In recent weeks there had been much discussion around the National Student Financial Aid Scheme (Nsfas).
Students at the Tshwane University of Technology demonstrated over funding two weeks ago.
“We are mindful of the pressures on student financing at our higher education institutions. The National Student Financial Aid Scheme is projected to spend R11,9 billion in 2017/18, up from R9,2 billion in 2014/15.”
Nene added that this would support a further increase in university enrolments and in technical and vocational colleges.
There is also tax break for small business and this is aimed at helping businesses with an annual turnover with less than R1 million.

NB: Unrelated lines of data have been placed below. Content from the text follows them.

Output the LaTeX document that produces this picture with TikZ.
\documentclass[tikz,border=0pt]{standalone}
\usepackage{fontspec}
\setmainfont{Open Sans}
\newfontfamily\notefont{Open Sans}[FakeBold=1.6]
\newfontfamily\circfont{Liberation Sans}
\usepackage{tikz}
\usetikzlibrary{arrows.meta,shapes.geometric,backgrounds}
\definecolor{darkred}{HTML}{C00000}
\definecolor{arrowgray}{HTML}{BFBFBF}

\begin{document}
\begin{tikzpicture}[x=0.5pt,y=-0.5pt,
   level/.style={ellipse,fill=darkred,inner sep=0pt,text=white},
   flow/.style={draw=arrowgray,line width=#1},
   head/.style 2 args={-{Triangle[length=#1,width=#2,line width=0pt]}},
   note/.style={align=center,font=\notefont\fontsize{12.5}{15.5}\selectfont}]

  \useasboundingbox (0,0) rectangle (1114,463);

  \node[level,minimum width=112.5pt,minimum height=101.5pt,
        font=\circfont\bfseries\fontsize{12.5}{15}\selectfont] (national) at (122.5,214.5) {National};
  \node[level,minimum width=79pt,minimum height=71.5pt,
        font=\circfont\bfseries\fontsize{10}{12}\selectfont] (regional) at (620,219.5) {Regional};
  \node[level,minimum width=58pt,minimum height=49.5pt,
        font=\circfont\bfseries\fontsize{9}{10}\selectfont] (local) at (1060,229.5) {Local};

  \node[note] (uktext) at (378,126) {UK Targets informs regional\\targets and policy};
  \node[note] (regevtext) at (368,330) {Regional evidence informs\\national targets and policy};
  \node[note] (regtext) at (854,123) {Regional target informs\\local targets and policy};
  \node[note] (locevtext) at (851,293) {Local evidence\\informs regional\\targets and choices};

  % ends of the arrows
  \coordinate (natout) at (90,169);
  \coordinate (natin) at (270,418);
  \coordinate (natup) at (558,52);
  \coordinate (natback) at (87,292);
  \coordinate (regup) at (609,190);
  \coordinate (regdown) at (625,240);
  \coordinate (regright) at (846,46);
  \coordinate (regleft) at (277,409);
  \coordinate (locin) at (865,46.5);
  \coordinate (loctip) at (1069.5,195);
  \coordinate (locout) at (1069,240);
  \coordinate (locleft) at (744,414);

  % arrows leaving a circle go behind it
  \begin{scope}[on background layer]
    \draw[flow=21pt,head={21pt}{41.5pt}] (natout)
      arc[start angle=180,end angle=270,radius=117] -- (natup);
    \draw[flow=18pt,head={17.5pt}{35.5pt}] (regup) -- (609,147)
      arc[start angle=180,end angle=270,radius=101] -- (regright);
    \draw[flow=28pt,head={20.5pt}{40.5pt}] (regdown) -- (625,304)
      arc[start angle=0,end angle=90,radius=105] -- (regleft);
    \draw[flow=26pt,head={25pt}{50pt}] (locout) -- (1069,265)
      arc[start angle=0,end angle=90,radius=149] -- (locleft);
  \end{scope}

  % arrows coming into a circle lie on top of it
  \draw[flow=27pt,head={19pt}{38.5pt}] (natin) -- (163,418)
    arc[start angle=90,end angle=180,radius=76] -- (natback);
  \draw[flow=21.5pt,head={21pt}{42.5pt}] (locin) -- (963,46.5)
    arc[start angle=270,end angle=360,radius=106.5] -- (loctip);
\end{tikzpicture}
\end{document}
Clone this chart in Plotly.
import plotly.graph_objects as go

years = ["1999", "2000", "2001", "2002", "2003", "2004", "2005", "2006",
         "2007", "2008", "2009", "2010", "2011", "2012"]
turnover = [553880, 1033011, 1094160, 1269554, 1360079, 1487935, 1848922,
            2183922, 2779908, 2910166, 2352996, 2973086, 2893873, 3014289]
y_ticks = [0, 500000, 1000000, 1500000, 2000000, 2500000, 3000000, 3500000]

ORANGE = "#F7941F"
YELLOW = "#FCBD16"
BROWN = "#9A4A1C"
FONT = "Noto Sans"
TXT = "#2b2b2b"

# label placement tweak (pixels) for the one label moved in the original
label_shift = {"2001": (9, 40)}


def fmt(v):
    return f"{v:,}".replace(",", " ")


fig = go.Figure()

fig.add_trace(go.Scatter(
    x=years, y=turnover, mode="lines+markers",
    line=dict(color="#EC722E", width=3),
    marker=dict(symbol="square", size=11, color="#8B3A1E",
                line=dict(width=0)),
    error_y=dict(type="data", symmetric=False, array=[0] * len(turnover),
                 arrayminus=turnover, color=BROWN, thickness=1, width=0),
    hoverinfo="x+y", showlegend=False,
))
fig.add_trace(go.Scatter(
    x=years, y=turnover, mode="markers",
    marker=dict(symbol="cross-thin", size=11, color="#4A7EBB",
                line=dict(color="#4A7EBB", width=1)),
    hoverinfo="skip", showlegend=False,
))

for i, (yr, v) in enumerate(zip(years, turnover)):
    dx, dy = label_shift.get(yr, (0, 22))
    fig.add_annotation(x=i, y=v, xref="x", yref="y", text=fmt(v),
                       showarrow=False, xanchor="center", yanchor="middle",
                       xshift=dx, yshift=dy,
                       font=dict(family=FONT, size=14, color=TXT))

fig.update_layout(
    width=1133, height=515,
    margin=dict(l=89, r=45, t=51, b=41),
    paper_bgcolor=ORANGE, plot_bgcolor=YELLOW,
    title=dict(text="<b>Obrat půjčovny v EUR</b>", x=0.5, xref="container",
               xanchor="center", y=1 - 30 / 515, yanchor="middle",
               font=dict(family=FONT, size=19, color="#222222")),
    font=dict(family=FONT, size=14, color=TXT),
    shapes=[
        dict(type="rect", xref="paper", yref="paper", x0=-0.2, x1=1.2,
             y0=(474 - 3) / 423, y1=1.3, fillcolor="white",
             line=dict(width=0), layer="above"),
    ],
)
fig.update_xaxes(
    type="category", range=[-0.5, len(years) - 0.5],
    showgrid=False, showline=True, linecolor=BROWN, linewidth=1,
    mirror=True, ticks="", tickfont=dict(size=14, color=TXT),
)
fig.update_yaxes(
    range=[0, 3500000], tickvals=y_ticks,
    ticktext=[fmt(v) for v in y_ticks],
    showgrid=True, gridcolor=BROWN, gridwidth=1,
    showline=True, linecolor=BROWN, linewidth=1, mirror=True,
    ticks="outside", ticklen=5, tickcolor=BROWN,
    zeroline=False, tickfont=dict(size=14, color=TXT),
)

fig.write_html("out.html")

Those with a turnover of less than R350,000 wouldn’t pay tax and the maximum rate’s been halved from six to three percent.
South African Revenue Services is setting up small business desks at its offices to help small business owners comply with tax requirements. For some, lower tranfer duties on property and new rates will mean no transfer duties would be paid on properties that sell for less than R750, 000, but for properties that sell for more than R2,5 million, the rate would increase.
Meanwhile, budget allocation for provinces has seen KZN receiving more chunk, as opposed to Gauteng and Cape Town, the two major cities.